(Vorsokratiker5 83)

1. Aristot. Soph. El. 174 b 30: ἐπιχειρητέον δʼ ἐνίοτε καὶ πρὸς ἄλλα τοῦ εἰρημένου, ἐκεῖνο ἐκλαβόντας, ἐὰν μὴ πρὸς τὸ κείμενον ἔχῃ τις ἐπιχειρεῖν. ὅπερ ὁ Λυκόφρων ἐποίησε, προβληθέντος λύραν ἐγκωμιάζειν.
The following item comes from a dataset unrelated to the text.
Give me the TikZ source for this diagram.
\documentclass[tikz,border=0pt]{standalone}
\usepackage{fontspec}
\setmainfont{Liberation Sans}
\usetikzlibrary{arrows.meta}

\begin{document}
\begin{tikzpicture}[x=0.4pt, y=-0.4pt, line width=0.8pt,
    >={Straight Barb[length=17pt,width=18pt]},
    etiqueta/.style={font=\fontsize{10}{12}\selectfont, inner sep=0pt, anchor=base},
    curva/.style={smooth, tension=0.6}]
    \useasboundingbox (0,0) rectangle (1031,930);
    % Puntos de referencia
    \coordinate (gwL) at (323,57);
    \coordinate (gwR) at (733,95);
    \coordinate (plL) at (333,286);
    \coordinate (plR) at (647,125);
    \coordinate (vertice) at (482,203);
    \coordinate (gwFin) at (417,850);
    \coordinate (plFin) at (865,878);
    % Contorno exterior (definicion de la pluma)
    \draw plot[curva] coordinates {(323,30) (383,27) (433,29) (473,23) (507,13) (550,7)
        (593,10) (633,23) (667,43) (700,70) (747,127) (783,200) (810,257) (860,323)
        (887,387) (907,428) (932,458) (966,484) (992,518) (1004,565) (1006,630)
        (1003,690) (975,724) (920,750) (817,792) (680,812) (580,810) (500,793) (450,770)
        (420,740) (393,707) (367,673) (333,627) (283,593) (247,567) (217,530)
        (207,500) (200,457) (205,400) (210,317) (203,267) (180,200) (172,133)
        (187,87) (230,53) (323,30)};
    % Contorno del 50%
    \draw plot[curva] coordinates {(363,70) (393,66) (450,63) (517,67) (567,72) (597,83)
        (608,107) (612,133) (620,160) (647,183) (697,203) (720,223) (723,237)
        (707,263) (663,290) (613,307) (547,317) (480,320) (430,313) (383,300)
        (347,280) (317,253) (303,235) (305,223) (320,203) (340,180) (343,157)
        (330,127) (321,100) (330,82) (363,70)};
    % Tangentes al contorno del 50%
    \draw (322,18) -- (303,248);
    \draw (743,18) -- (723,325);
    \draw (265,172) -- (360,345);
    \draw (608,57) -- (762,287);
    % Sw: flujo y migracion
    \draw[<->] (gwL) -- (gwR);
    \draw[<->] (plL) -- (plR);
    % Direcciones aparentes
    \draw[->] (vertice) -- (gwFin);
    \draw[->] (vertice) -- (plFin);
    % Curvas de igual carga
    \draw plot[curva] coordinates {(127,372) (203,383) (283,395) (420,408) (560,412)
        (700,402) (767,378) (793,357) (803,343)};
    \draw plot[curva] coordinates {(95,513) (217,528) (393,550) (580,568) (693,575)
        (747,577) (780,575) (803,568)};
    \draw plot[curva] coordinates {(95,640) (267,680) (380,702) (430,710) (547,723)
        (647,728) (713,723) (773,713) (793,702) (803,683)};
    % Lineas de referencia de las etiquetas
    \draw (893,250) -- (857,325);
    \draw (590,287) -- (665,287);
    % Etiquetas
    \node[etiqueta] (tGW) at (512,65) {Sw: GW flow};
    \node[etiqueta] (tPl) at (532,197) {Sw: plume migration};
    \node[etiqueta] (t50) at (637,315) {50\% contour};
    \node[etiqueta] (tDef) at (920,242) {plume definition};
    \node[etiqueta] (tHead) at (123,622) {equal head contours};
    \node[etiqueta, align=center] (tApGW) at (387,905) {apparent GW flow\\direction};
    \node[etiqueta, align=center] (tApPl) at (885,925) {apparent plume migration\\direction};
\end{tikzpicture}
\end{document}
Alexander ad locum ab instrumento musico Lycophronem ad lyram, caeleste sidus, declinasse ait. Cf. Gorgiae frg. B VII 19, etiam Aristot. rhet. 1405 b 35, 1406 a 7.


XXVI. Lycophron


1. Aristotle, Sophistical Refutations: Sometimes one must attack something other than what has been said, excluding the latter, if one has no arguments against the actual issue at hand. This is what Lycophron did as he was tasked with praising a lyre.[1]
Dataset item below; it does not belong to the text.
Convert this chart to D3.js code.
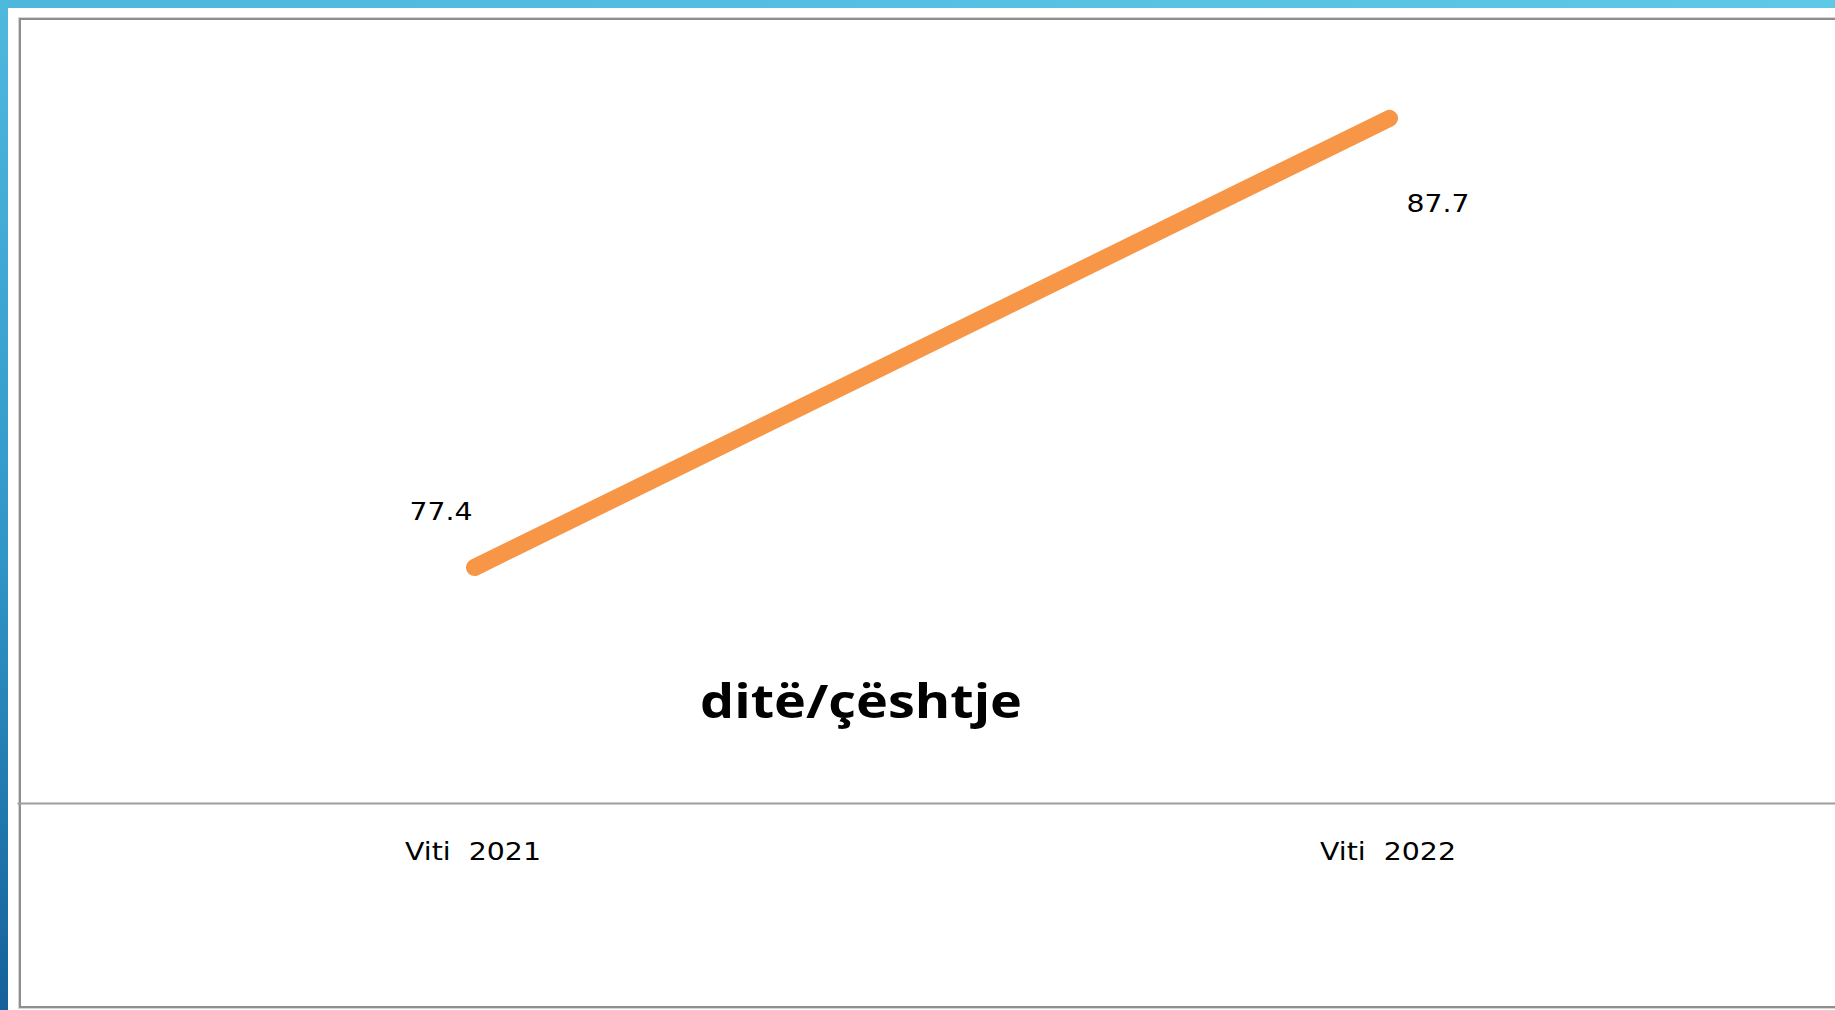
<!DOCTYPE html>
<html>
<head>
<meta charset="utf-8">
<script src="https://cdn.jsdelivr.net/npm/d3@7"></script>
<style>
  html, body { margin: 0; padding: 0; background: #fff; overflow: hidden; }
  svg { display: block; }
</style>
</head>
<body>
<svg id="chart" width="1835" height="1010"></svg>
<script>
// ---- data ----
const categories = ["Viti  2021", "Viti  2022"];
const values = [77.4, 87.7];
const valueLabels = ["77.4", "87.7"];
const chartTitle = "ditë/çështje";
const yDomain = [72, 90];

// ---- setup ----
const W = 1835, H = 1010;
const svg = d3.select("#chart");

const defs = svg.append("defs");
const gLeft = defs.append("linearGradient").attr("id", "gLeft")
  .attr("x1", 0).attr("y1", 0).attr("x2", 0).attr("y2", 1);
gLeft.append("stop").attr("offset", "0%").attr("stop-color", "#4fb9dd");
gLeft.append("stop").attr("offset", "55%").attr("stop-color", "#3196c8");
gLeft.append("stop").attr("offset", "100%").attr("stop-color", "#15609c");
const gTop = defs.append("linearGradient").attr("id", "gTop")
  .attr("x1", 0).attr("y1", 0).attr("x2", 1).attr("y2", 0);
gTop.append("stop").attr("offset", "0%").attr("stop-color", "#4db7dc");
gTop.append("stop").attr("offset", "100%").attr("stop-color", "#5dc9e6");

// decorative frame bands
svg.append("rect").attr("x", 0).attr("y", 0).attr("width", W).attr("height", 8).attr("fill", "url(#gTop)");
svg.append("rect").attr("x", 0).attr("y", 0).attr("width", 8).attr("height", H).attr("fill", "url(#gLeft)");

// chart border (with soft shadow)
svg.append("rect").attr("x", 20).attr("y", 19).attr("width", 1840).attr("height", 988)
  .attr("fill", "none").attr("stroke", "#d6d6d6").attr("stroke-width", 4);
svg.append("rect").attr("x", 20).attr("y", 19).attr("width", 1840).attr("height", 988)
  .attr("fill", "#fff").attr("stroke", "#8e8e8e").attr("stroke-width", 2);

// ---- scales ----
const x = d3.scalePoint().domain(categories).range([17, 1847]).padding(0.5);
const y = d3.scaleLinear().domain(yDomain).range([803, 18]);

// ---- axis ----
const xAxis = d3.axisBottom(x).tickSize(0).tickSizeOuter(0).tickPadding(39);
const ax = svg.append("g").attr("transform", `translate(0,${y(yDomain[0])})`).call(xAxis);
ax.select(".domain").attr("stroke", "#9e9e9e").attr("stroke-width", 2);
ax.selectAll(".tick text")
  .attr("font-family", "'DejaVu Sans', Verdana, sans-serif")
  .attr("font-size", 25)
  .attr("fill", "#000")
  .style("white-space", "pre")
  .attr("dx", -2)
  .attr("textLength", 136)
  .attr("lengthAdjust", "spacingAndGlyphs");

// ---- line ----
const pts = categories.map((c, i) => ({ c, v: values[i], label: valueLabels[i] }));
const line = d3.line().x(d => x(d.c)).y(d => y(d.v));
svg.append("path")
  .datum(pts)
  .attr("d", line)
  .attr("fill", "none")
  .attr("stroke", "#f79646")
  .attr("stroke-width", 17)
  .attr("stroke-linecap", "round")
  .attr("stroke-linejoin", "round");

// ---- data labels ----
const labelOffsets = [ { dx: -2, dy: -48, anchor: "end" }, { dx: 17, dy: 94, anchor: "start" } ];
svg.selectAll(".vlabel")
  .data(pts)
  .join("text")
  .attr("class", "vlabel")
  .attr("x", (d, i) => x(d.c) + labelOffsets[i].dx)
  .attr("y", (d, i) => y(d.v) + labelOffsets[i].dy)
  .attr("text-anchor", (d, i) => labelOffsets[i].anchor)
  .attr("font-family", "'DejaVu Sans', Verdana, sans-serif")
  .attr("font-size", 25)
  .attr("fill", "#000")
  .attr("textLength", 63)
  .attr("lengthAdjust", "spacingAndGlyphs")
  .text(d => d.label);

// ---- title ----
svg.append("text")
  .attr("x", 700)
  .attr("y", 718)
  .attr("font-family", "'Open Sans', Lato, sans-serif")
  .attr("font-weight", "bold")
  .attr("font-size", 47)
  .attr("fill", "#000")
  .attr("textLength", 322)
  .attr("lengthAdjust", "spacingAndGlyphs")
  .text(chartTitle);
</script>
</body>
</html>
[1] According to the commentators, he praised the constellation Lyra instead, which in Greek is the same word.

Alexander ad loc. claims that Lycophron slid from the lyre as an instrument to the lyre as a constellation. Cf. Gorgias frag. B VII 19; Aristot. Rhetoric 1405 b 35, 1406 a 7.